Singles from Chewing on Glass & Other Miracle Cures
- "Boxcutter Emporium" Released: 2004;

= Chewing on Glass & Other Miracle Cures =

Chewing on Glass & Other Miracle Cures is a studio album by Canadian hip hop artist Sixtoo. It was released on Ninja Tune in 2004. It peaked at number 65 on the CMJ Top 200 chart.

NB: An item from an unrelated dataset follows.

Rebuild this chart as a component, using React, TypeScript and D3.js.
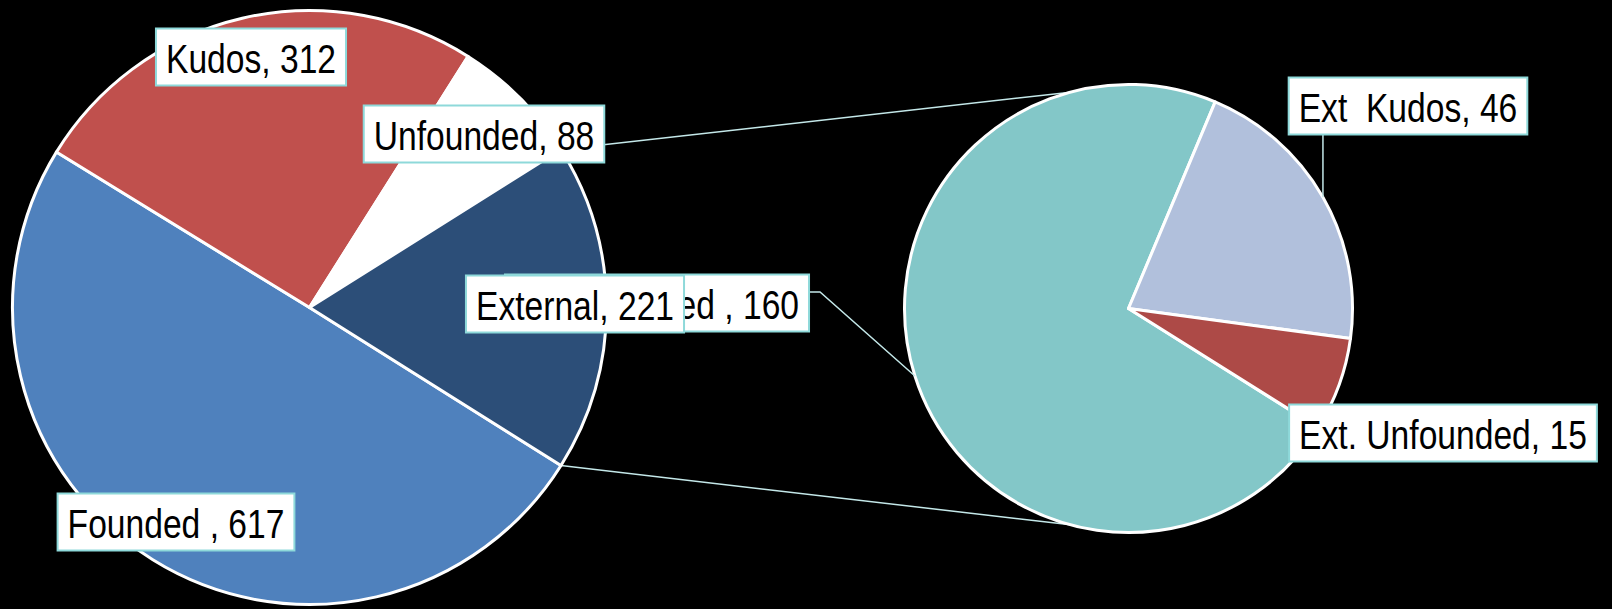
import { useEffect, useRef } from 'react'
import * as d3 from 'd3'

const W = 1612
const H = 609

// main pie
const mainLabels = ['Founded ', 'Kudos', 'Unfounded', 'External']
const mainValues = [617, 312, 88, 221]
const mainColors = ['#4F81BD', '#C0504D', '#FFFFFF', '#2C4E78']

// secondary pie (split of External)
const subLabels = ['Ext. Founded ', 'Ext  Kudos', 'Ext. Unfounded']
const subValues = [160, 46, 15]
const subColors = ['#83C7C8', '#B1C0DC', '#AD4A47']

// label box centres (manually placed, like in the source sheet)
const mainLabelPos: [number, number][] = [[176, 522], [251, 57], [484, 134], [575, 304]]
const subLabelPos: [number, number][] = [[657, 303], [1408, 106], [1443, 433]]

const MAIN = { cx: 309.5, cy: 307.5, r: 297 }
const SUB = { cx: 1128.5, cy: 308.5, r: 224 }

// no narrow face installed: squeeze Liberation Sans to Arial Narrow proportions
const FONT = "'Liberation Sans', Arial, sans-serif"
const SQUEEZE = 0.82
const BORDER = '#8ED9DA'
const LINE = '#C4E8E9'

export default function App() {
  const svgRef = useRef<SVGSVGElement>(null)

  useEffect(() => {
    document.body.style.margin = '0'
    document.body.style.background = '#000'
    if (!svgRef.current) return
    const svg = d3.select(svgRef.current)
    svg.selectAll('*').remove()

    svg.append('rect').attr('width', W).attr('height', H).attr('fill', '#000')

    const total = d3.sum(mainValues)
    const extAngle = (2 * Math.PI * mainValues[3]) / total
    const start = Math.PI / 2 + extAngle / 2

    const pie = d3.pie<number>().sort(null).startAngle(start).endAngle(start + 2 * Math.PI)
    const mainArcs = pie(mainValues)
    const subArcs = pie(subValues)

    const pt = (c: typeof MAIN, a: number, r = c.r): [number, number] => [
      c.cx + r * Math.sin(a),
      c.cy - r * Math.cos(a),
    ]

    // connector lines between the two pies
    const ext = mainArcs[3]
    const conn = svg.append('g').attr('stroke', LINE).attr('stroke-width', 1.5).attr('fill', 'none')
    const topA = (-15 * Math.PI) / 180
    const botA = (195 * Math.PI) / 180
    conn.append('line')
      .attr('x1', pt(MAIN, ext.startAngle)[0]).attr('y1', pt(MAIN, ext.startAngle)[1])
      .attr('x2', pt(SUB, topA)[0]).attr('y2', pt(SUB, topA)[1])
    conn.append('line')
      .attr('x1', pt(MAIN, ext.endAngle)[0]).attr('y1', pt(MAIN, ext.endAngle)[1])
      .attr('x2', pt(SUB, botA)[0]).attr('y2', pt(SUB, botA)[1])

    const arcMain = d3.arc<d3.PieArcDatum<number>>().innerRadius(0).outerRadius(MAIN.r)
    const arcSub = d3.arc<d3.PieArcDatum<number>>().innerRadius(0).outerRadius(SUB.r)

    svg.append('g')
      .attr('transform', `translate(${MAIN.cx},${MAIN.cy})`)
      .selectAll('path')
      .data(mainArcs)
      .enter()
      .append('path')
      .attr('d', arcMain)
      .attr('fill', (_, i) => mainColors[i])
      .attr('stroke', '#fff')
      .attr('stroke-width', 3)
      .attr('stroke-linejoin', 'round')

    svg.append('g')
      .attr('transform', `translate(${SUB.cx},${SUB.cy})`)
      .selectAll('path')
      .data(subArcs)
      .enter()
      .append('path')
      .attr('d', arcSub)
      .attr('fill', (_, i) => subColors[i])
      .attr('stroke', '#fff')
      .attr('stroke-width', 3)
      .attr('stroke-linejoin', 'round')

    // data labels
    const lg = svg.append('g')
    function drawLabel(text: string, pos: [number, number]) {
      const g = lg.append('g')
      const rect = g.append('rect')
      const t = g.append('text')
        .attr('transform', `translate(${pos[0]},${pos[1] + 2}) scale(${SQUEEZE},1)`)
        .attr('text-anchor', 'middle')
        .attr('dominant-baseline', 'central')
        .attr('font-family', FONT)
        .attr('font-size', 41)
        .attr('fill', '#000')
        .style('white-space', 'pre')
        .text(text)
      const w = (t.node() as SVGTextElement).getComputedTextLength() * SQUEEZE + 20
      const h = 57
      rect
        .attr('x', pos[0] - w / 2)
        .attr('y', pos[1] - h / 2)
        .attr('width', w)
        .attr('height', h)
        .attr('fill', '#fff')
        .attr('stroke', BORDER)
        .attr('stroke-width', 2)
      return { x0: pos[0] - w / 2, x1: pos[0] + w / 2, y0: pos[1] - h / 2, y1: pos[1] + h / 2 }
    }

    // leader lines for the secondary labels
    const leaders = svg.insert('g', () => lg.node() as Element)
      .attr('stroke', LINE).attr('stroke-width', 1.5).attr('fill', 'none')

    // Ext Founded label first so the External label sits on top of it
    const subBoxes = subLabels.map((l, i) => drawLabel(`${l}, ${subValues[i]}`, subLabelPos[i]))
    mainLabels.forEach((l, i) => drawLabel(`${l}, ${mainValues[i]}`, mainLabelPos[i]))

    const midF = (subArcs[0].startAngle + subArcs[0].endAngle) / 2
    const pF = pt(SUB, midF)
    const bF = subBoxes[0]
    const yF = (bF.y0 + bF.y1) / 2 - 11
    leaders.append('path').attr('d', d3.line()([[bF.x1, yF], [bF.x1 + 11, yF], pF]))

    const midK = (subArcs[1].startAngle + subArcs[1].endAngle) / 2
    const pK = pt(SUB, midK)
    leaders.append('line')
      .attr('x1', pK[0]).attr('y1', subBoxes[1].y1)
      .attr('x2', pK[0]).attr('y2', pK[1])
  }, [])

  return <svg ref={svgRef} width={W} height={H} style={{ display: 'block' }} />
}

Damo Suzuki provided vocals on "Storm Clouds & Silver Linings".

==Critical reception==

John Bush of AllMusic gave the album 3 stars out of 5, saying, "Sixtoo's productions are dripping with atmosphere, and he possesses the fiending of a soundtracker for sounds that listeners haven't heard before but can immediately associate with a feeling -- and that feeling is usually a delicious sense of dread." Matthew Newton of XLR8R said: "Experimenting with acidic rock guitars and grimy basslines, Sixtoo reveals a new stylistic approach while retaining his signature murky sound."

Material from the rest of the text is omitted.